== DATASET ==
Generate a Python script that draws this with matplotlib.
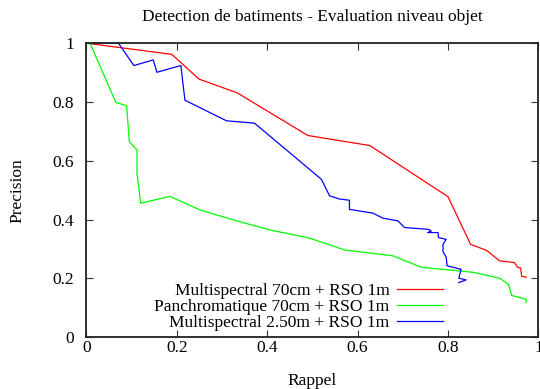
import matplotlib
matplotlib.use("Agg")
import matplotlib.pyplot as plt

plt.rcParams['font.family'] = ['Liberation Serif', 'DejaVu Serif']

# Multispectral 70cm + RSO 1m
ms70_rappel = [0.0, 0.189, 0.249, 0.334, 0.490, 0.627, 0.800, 0.850, 0.886, 0.914,
               0.947, 0.954, 0.961, 0.963, 0.969, 0.973]
ms70_precision = [1.0, 0.962, 0.878, 0.831, 0.686, 0.652, 0.478, 0.316, 0.295, 0.260,
                  0.254, 0.238, 0.235, 0.207, 0.206, 0.204]

# Panchromatique 70cm + RSO 1m
pan_rappel = [0.008, 0.065, 0.089, 0.095, 0.112, 0.112, 0.120, 0.185, 0.251, 0.332,
              0.406, 0.494, 0.571, 0.678, 0.741, 0.855, 0.914, 0.934, 0.941, 0.973, 0.973]
pan_precision = [1.0, 0.799, 0.787, 0.665, 0.637, 0.558, 0.456, 0.479, 0.433, 0.396,
                 0.365, 0.337, 0.297, 0.277, 0.238, 0.221, 0.201, 0.180, 0.142, 0.129, 0.118]

# Multispectral 2.50m + RSO 1m
ms250_rappel = [0.0, 0.071, 0.105, 0.148, 0.156, 0.209, 0.218, 0.310, 0.372, 0.520,
                0.538, 0.560, 0.582, 0.582, 0.634, 0.656, 0.689, 0.704, 0.757, 0.763,
                0.755, 0.778, 0.779, 0.796, 0.789, 0.789, 0.796, 0.798, 0.829, 0.824,
                0.840, 0.824]
ms250_precision = [1.0, 1.0, 0.924, 0.943, 0.901, 0.924, 0.806, 0.736, 0.728, 0.537,
                   0.481, 0.470, 0.466, 0.435, 0.422, 0.405, 0.396, 0.373, 0.367, 0.361,
                   0.356, 0.356, 0.339, 0.333, 0.316, 0.291, 0.272, 0.243, 0.231, 0.201,
                   0.195, 0.186]

fig = plt.figure(figsize=(5.4, 3.89), dpi=100)
ax = fig.add_axes([0.160, 0.133, 0.837, 0.756])

lw = 0.9
ax.plot(ms70_rappel, ms70_precision, color='#ff0000', lw=lw, label='Multispectral 70cm + RSO 1m')
ax.plot(pan_rappel, pan_precision, color='#00ff00', lw=lw, label='Panchromatique 70cm + RSO 1m')
ax.plot(ms250_rappel, ms250_precision, color='#0000ff', lw=lw, label='Multispectral 2.50m + RSO 1m')

ax.set_xlim(0, 1)
ax.set_ylim(0, 1)
ticks = [0, 0.2, 0.4, 0.6, 0.8, 1]
ticklabels = ['0', '0.2', '0.4', '0.6', '0.8', '1']
ax.set_xticks(ticks)
ax.set_xticklabels(ticklabels)
ax.set_yticks(ticks)
ax.set_yticklabels(ticklabels)
ax.tick_params(direction='in', top=True, right=True, length=5, width=0.8,
               labelsize=12.5, color='#333333')
ax.tick_params(axis='x', pad=2)
ax.tick_params(axis='y', pad=9)
for s in ax.spines.values():
    s.set_linewidth(1.3)
    s.set_color('#222222')

ax.set_title('Detection de batiments - Evaluation niveau objet', fontsize=12.5, pad=16)
ax.set_xlabel('Rappel', fontsize=12.5, labelpad=12)
ax.set_ylabel('Precision', fontsize=12.5, labelpad=19)

ax.legend(loc='lower right', bbox_to_anchor=(0.797, 0.008), frameon=False,
          markerfirst=False, fontsize=12.5, handlelength=2.65, handletextpad=0.45,
          labelspacing=0.0, borderpad=0.2, borderaxespad=0)

fig.savefig('out.png', dpi=100)
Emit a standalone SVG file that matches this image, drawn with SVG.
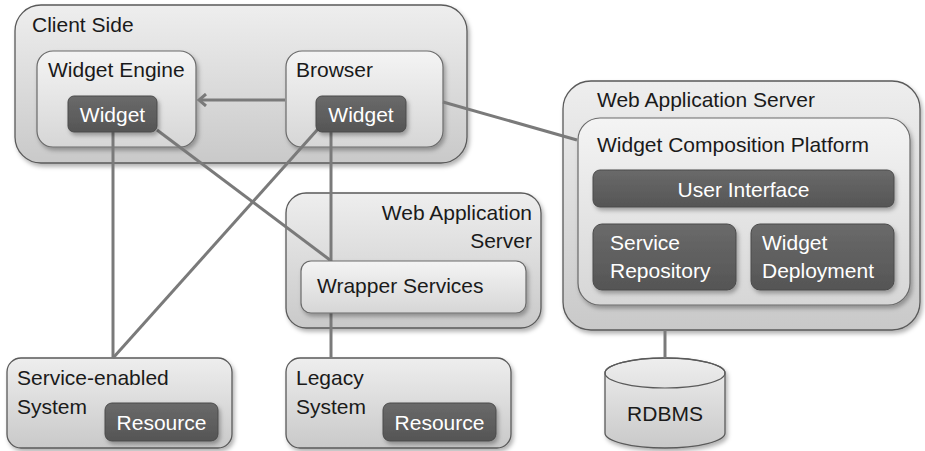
<svg xmlns="http://www.w3.org/2000/svg" width="925" height="451" viewBox="0 0 925 451">
<defs>
<linearGradient id="lg" x1="0" y1="0" x2="0" y2="1">
<stop offset="0" stop-color="#eeeeee"/><stop offset="1" stop-color="#c9c9c9"/>
</linearGradient>
<linearGradient id="lg2" x1="0" y1="0" x2="0" y2="1">
<stop offset="0" stop-color="#f4f4f4"/><stop offset="1" stop-color="#d6d6d6"/>
</linearGradient>
<linearGradient id="dg" x1="0" y1="0" x2="0" y2="1">
<stop offset="0" stop-color="#6a6a6a"/><stop offset="1" stop-color="#555555"/>
</linearGradient>
<filter id="sh" x="-10%" y="-10%" width="130%" height="140%">
<feDropShadow dx="2" dy="3" stdDeviation="2" flood-color="#000" flood-opacity="0.3"/>
</filter>
<marker id="arr" markerWidth="14" markerHeight="14" refX="10" refY="7" orient="auto" markerUnits="userSpaceOnUse">
<polyline points="3,1 10,7 3,13" fill="none" stroke="#7a7a7a" stroke-width="3"/>
</marker>
</defs>
<style>
.box{fill:url(#lg);stroke:#5a5a5a;stroke-width:1.3;filter:url(#sh)}
.inner{fill:url(#lg2);stroke:#6a6a6a;stroke-width:1.2;filter:url(#sh)}
.dark{fill:url(#dg);stroke:#4a4a4a;stroke-width:1;filter:url(#sh)}
.t{font-family:"Liberation Sans",Arial,sans-serif;font-size:21px;fill:#1a1a1a}
.w{font-family:"Liberation Sans",Arial,sans-serif;font-size:21px;fill:#ffffff}
.c{stroke:#7a7a7a;stroke-width:3;fill:none}
</style>
<rect width="925" height="451" fill="#ffffff"/>

<g id="client-side">
<rect class="box" x="15" y="5" width="452" height="158" rx="26"/>
<text class="t" x="32" y="32">Client Side</text>
</g>
<g id="widget-engine">
<rect class="inner" x="37" y="51" width="159" height="96" rx="16"/>
<text class="t" x="48" y="77">Widget Engine</text>
</g>
<g id="browser">
<rect class="inner" x="286" y="51" width="157" height="96" rx="16"/>
<text class="t" x="296" y="77">Browser</text>
</g>

<g id="was-mid">
<rect class="box" x="286" y="193" width="255" height="135" rx="20"/>
<text class="t" x="532" y="220" text-anchor="end">Web Application</text>
<text class="t" x="532" y="248" text-anchor="end">Server</text>
</g>

<g id="was-right">
<rect class="box" x="563" y="81" width="357" height="249" rx="28"/>
<text class="t" x="597" y="107">Web Application Server</text>
</g>
<g id="wcp">
<rect class="inner" x="578" y="118" width="332" height="187" rx="22"/>
<text class="t" x="597" y="152">Widget Composition Platform</text>
</g>

<g id="service-enabled">
<rect class="box" x="7" y="358" width="225" height="90" rx="14"/>
<text class="t" x="17" y="385">Service-enabled</text>
<text class="t" x="17" y="414">System</text>
</g>
<g id="legacy">
<rect class="box" x="286" y="358" width="225" height="90" rx="14"/>
<text class="t" x="296" y="385">Legacy</text>
<text class="t" x="296" y="414">System</text>
</g>

<g id="rdbms">
<path class="box" d="M605,373 A60,15 0 0 1 725,373 L725,433 A60,15 0 0 1 605,433 Z"/>
<ellipse cx="665" cy="373" rx="60" ry="15" fill="none" stroke="#5a5a5a" stroke-width="1.2"/>
<text class="t" x="665" y="421" text-anchor="middle">RDBMS</text>
</g>

<g id="connectors">
<line class="c" x1="285" y1="100" x2="199" y2="100" marker-end="url(#arr)"/>
<line class="c" x1="443" y1="102" x2="577" y2="140"/>
<line class="c" x1="113" y1="132" x2="113" y2="358"/>
<line class="c" x1="157" y1="130" x2="330" y2="260"/>
<line class="c" x1="318" y1="129" x2="113" y2="358"/>
<line class="c" x1="331" y1="132" x2="331" y2="261"/>
<line class="c" x1="331" y1="313" x2="331" y2="358"/>
<line class="c" x1="665" y1="330" x2="665" y2="358"/>
</g>

<g id="widget-left">
<rect class="dark" x="68" y="96" width="89" height="36" rx="6"/>
<text class="w" x="112.5" y="122" text-anchor="middle">Widget</text>
</g>
<g id="widget-right">
<rect class="dark" x="316" y="96" width="90" height="36" rx="6"/>
<text class="w" x="361" y="122" text-anchor="middle">Widget</text>
</g>
<g id="wrapper-services">
<rect class="inner" x="301" y="261" width="225" height="52" rx="10"/>
<text class="t" x="317" y="293">Wrapper Services</text>
</g>
<g id="user-interface">
<rect class="dark" x="593" y="170" width="301" height="37" rx="7"/>
<text class="w" x="743.5" y="197" text-anchor="middle">User Interface</text>
</g>
<g id="service-repository">
<rect class="dark" x="593" y="224" width="143" height="66" rx="9"/>
<text class="w" x="610" y="250">Service</text>
<text class="w" x="610" y="278">Repository</text>
</g>
<g id="widget-deployment">
<rect class="dark" x="751" y="224" width="143" height="66" rx="9"/>
<text class="w" x="762" y="250">Widget</text>
<text class="w" x="762" y="278">Deployment</text>
</g>
<g id="resource-1">
<rect class="dark" x="105" y="403" width="113" height="38" rx="7"/>
<text class="w" x="161.5" y="430" text-anchor="middle">Resource</text>
</g>
<g id="resource-2">
<rect class="dark" x="383" y="403" width="113" height="38" rx="7"/>
<text class="w" x="439.5" y="430" text-anchor="middle">Resource</text>
</g>
</svg>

== REQUIRED TASK ==
From the first line of the material down to the line containing "0.254, 0.238, 0.235, 0.207, 0.206, 0.204]", inclusive, return each line exactly, skipping any picture.

== RESULT OF THIS TASK ==
Generate a Python script that draws this with matplotlib.
import matplotlib
matplotlib.use("Agg")
import matplotlib.pyplot as plt

plt.rcParams['font.family'] = ['Liberation Serif', 'DejaVu Serif']

# Multispectral 70cm + RSO 1m
ms70_rappel = [0.0, 0.189, 0.249, 0.334, 0.490, 0.627, 0.800, 0.850, 0.886, 0.914,
               0.947, 0.954, 0.961, 0.963, 0.969, 0.973]
ms70_precision = [1.0, 0.962, 0.878, 0.831, 0.686, 0.652, 0.478, 0.316, 0.295, 0.260,
                  0.254, 0.238, 0.235, 0.207, 0.206, 0.204]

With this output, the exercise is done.